The official synopsis continues: “After going rogue at the end of season two and reeling from the loss of her closest allies, in season three, Tamar must find a way to reinvent herself and win back the Mossad’s support if she is to survive. Sultan will reprise her widely acclaimed role as Mossad agent Tamar Rabinyan, alongside returning stars Shaun Toub and Shila Ommi, and new additions Hugh Laurie, Sasson Gabay, Bahar Pars and Pheonix Raei.”
Laurie is set to play Eric Peterson, a South African nuclear inspector; Raie (The Heights, Clickbait) portrays Ramin; Pars (A Man Called Ove, Nosejob) will play Shirin; and Gabay (Karaoke, Rambo III) will play Nissan.
According to the Apple TV press site, the series premiered in 2020, with the second season arriving two years later. Academy Award-nominee Glenn Close (All’s Fair, Fatal Attraction) costarred in the second season. The third season renewal was announced in February 2023.

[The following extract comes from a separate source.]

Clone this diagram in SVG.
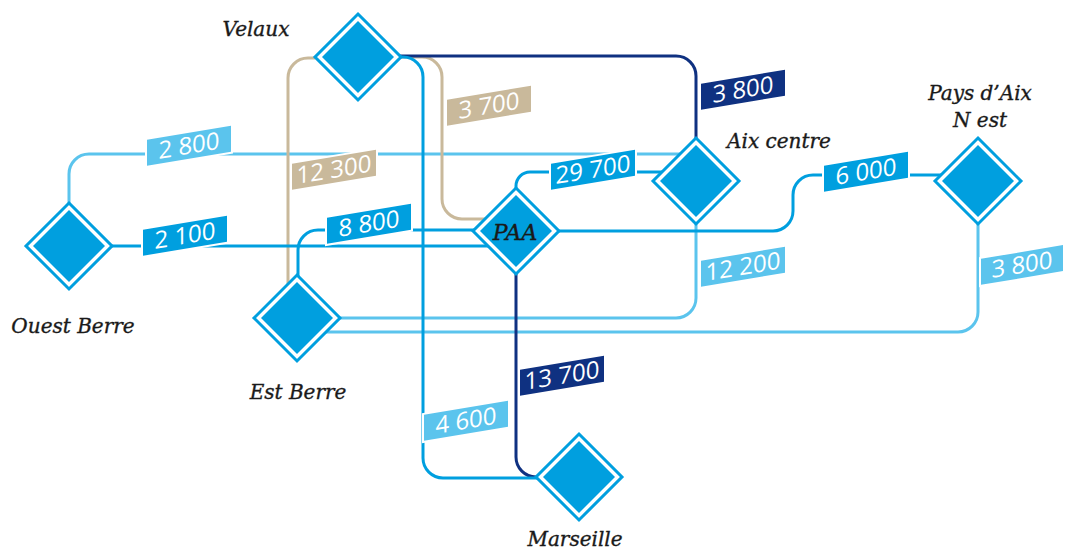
<svg xmlns="http://www.w3.org/2000/svg" xmlns:xlink="http://www.w3.org/1999/xlink" width="1065" height="552" viewBox="0 0 1065 552">
<defs>
<style>
.ln{fill:none;stroke-width:3}
.lt{stroke:#5BC4ED}
.md{stroke:#009FDF}
.nv{stroke:#0F3181}
.bg{stroke:#C9B99B}
.outer{fill:#fff;stroke:#009FDF;stroke-width:3}
.inner{fill:#009FDF}
.box{stroke:#fff;stroke-width:2}
.bl{fill:#5BC4ED}.bm{fill:#009FDF}.bn{fill:#0F3181}.bb{fill:#C9B99B}
.num{font-family:"Open Sans",sans-serif;font-size:24px;fill:#fff;text-anchor:middle}
.name{font-family:"DejaVu Serif",serif;font-style:italic;font-size:20px;fill:#1a1a1a;stroke:#1a1a1a;stroke-width:0.35;text-anchor:middle}
</style>
<g id="dia">
<polygon class="outer" points="0,-43 43,0 0,43 -43,0"/>
<polygon class="inner" points="0,-36 36,0 0,36 -36,0"/>
</g>
</defs>
<rect width="1065" height="552" fill="#fff"/>
<g id="connectors">
<path class="ln lt" d="M69,210 V174 A20,20 0 0 1 89,154 H684"/>
<path class="ln lt" d="M696,222 V298 A20,20 0 0 1 676,318 H330"/>
<path class="ln lt" d="M978,222 V312 A20,20 0 0 1 958,332 H320"/>
<path class="ln bg" d="M315,58 H308 A20,20 0 0 0 288,78 V295"/>
<path class="ln bg" d="M398,57 H422 A20,20 0 0 1 442,77 V199 A20,20 0 0 0 462,219 H492"/>
<path class="ln nv" d="M398,56 H676 A20,20 0 0 1 696,76 V145"/>
<path class="ln nv" d="M516,268 V457 A20,20 0 0 0 536,477 H548"/>
<path class="ln md" d="M100,246 H490"/>
<path class="ln md" d="M298,280 V250 A20,20 0 0 1 318,230 H485"/>
<path class="ln md" d="M516,195 V186 A14,14 0 0 1 530,172 H672"/>
<path class="ln md" d="M548,231 H773 A20,20 0 0 0 793,211 V195 A20,20 0 0 1 813,175 H945"/>
<path class="ln md" d="M398,57 H403 A20,20 0 0 1 423,77 V458 A20,20 0 0 0 443,478 H548"/>
</g>
<g id="labels">
<g transform="translate(146,139) skewY(-9.5)"><rect class="box bl" width="86" height="28"/><text class="num" x="43" y="22">2 800</text></g>
<g transform="translate(142,229) skewY(-9.5)"><rect class="box bm" width="86" height="28"/><text class="num" x="43" y="22">2 100</text></g>
<g transform="translate(291,163) skewY(-9.5)"><rect class="box bb" width="86" height="28"/><text class="num" x="43" y="22">12 300</text></g>
<g transform="translate(446,99) skewY(-9.5)"><rect class="box bb" width="86" height="28"/><text class="num" x="43" y="22">3 700</text></g>
<g transform="translate(326,217) skewY(-9.5)"><rect class="box bm" width="86" height="28"/><text class="num" x="43" y="22">8 800</text></g>
<g transform="translate(550,163) skewY(-9.5)"><rect class="box bm" width="86" height="28"/><text class="num" x="43" y="22">29 700</text></g>
<g transform="translate(700,83) skewY(-9.5)"><rect class="box bn" width="86" height="28"/><text class="num" x="43" y="22">3 800</text></g>
<g transform="translate(823,165) skewY(-9.5)"><rect class="box bm" width="86" height="28"/><text class="num" x="43" y="22">6 000</text></g>
<g transform="translate(700,260) skewY(-9.5)"><rect class="box bl" width="86" height="28"/><text class="num" x="43" y="22">12 200</text></g>
<g transform="translate(980,258) skewY(-9.5)"><rect class="box bl" width="84" height="28"/><text class="num" x="42" y="22">3 800</text></g>
<g transform="translate(519,369) skewY(-9.5)"><rect class="box bn" width="86" height="28"/><text class="num" x="43" y="22">13 700</text></g>
<g transform="translate(423,414) skewY(-9.5)"><rect class="box bl" width="86" height="28"/><text class="num" x="43" y="22">4 600</text></g>
</g>
<g id="velaux"><use xlink:href="#dia" x="358" y="57"/><text class="name" x="256" y="36">Velaux</text></g>
<g id="ouest-berre"><use xlink:href="#dia" x="69" y="246"/><text class="name" x="73" y="333">Ouest Berre</text></g>
<g id="est-berre"><use xlink:href="#dia" x="297" y="318"/><text class="name" x="298" y="399">Est Berre</text></g>
<g id="paa"><use xlink:href="#dia" x="516" y="231"/><text class="name" x="515" y="240" style="font-size:22px">PAA</text></g>
<g id="aix-centre"><use xlink:href="#dia" x="696" y="181"/><text class="name" x="779" y="148">Aix centre</text></g>
<g id="pays-aix"><use xlink:href="#dia" x="978" y="181"/><text class="name" x="980" y="100">Pays d’Aix</text><text class="name" x="980" y="127">N est</text></g>
<g id="marseille"><use xlink:href="#dia" x="579" y="477"/><text class="name" x="575" y="546">Marseille</text></g>
</svg>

Created by Dana Eden (Saving the Wildlife, Magpie), Moshe Zonder (The German, Fauda), and Maor Kohn (Leil Yareah Bahir, Peace Hummus Love), the eight-episode third season will arrive on Apple TV January 9, 2026. Daniel Syrkin (MobLand, Little Monsters) is set to direct episodes written by Tony Saint (Das Boot, Lupin) and Simon Allen (True Haunting, The Watch).
With season four now in production, the series is produced by Apple TV and Kan 11, an Israeli public broadcaster. Executive producers include Zonder, Syrkin, Omri Shenhar (3 Houses, Magpie), Saint, and Dari Shai Slutzky (The Frontier, We Will Dance Again); Eden and Shula Spiegel (Ze Lo HaGil, Girl, Woman) for Donna and Shula Productions; Alon Aranya (Your Honor, Hostages) for Paper Plane Productions; and Tal Fraifeld (Motherland, Alef) and Ronny Perry (Ceremony, New York) for Kan.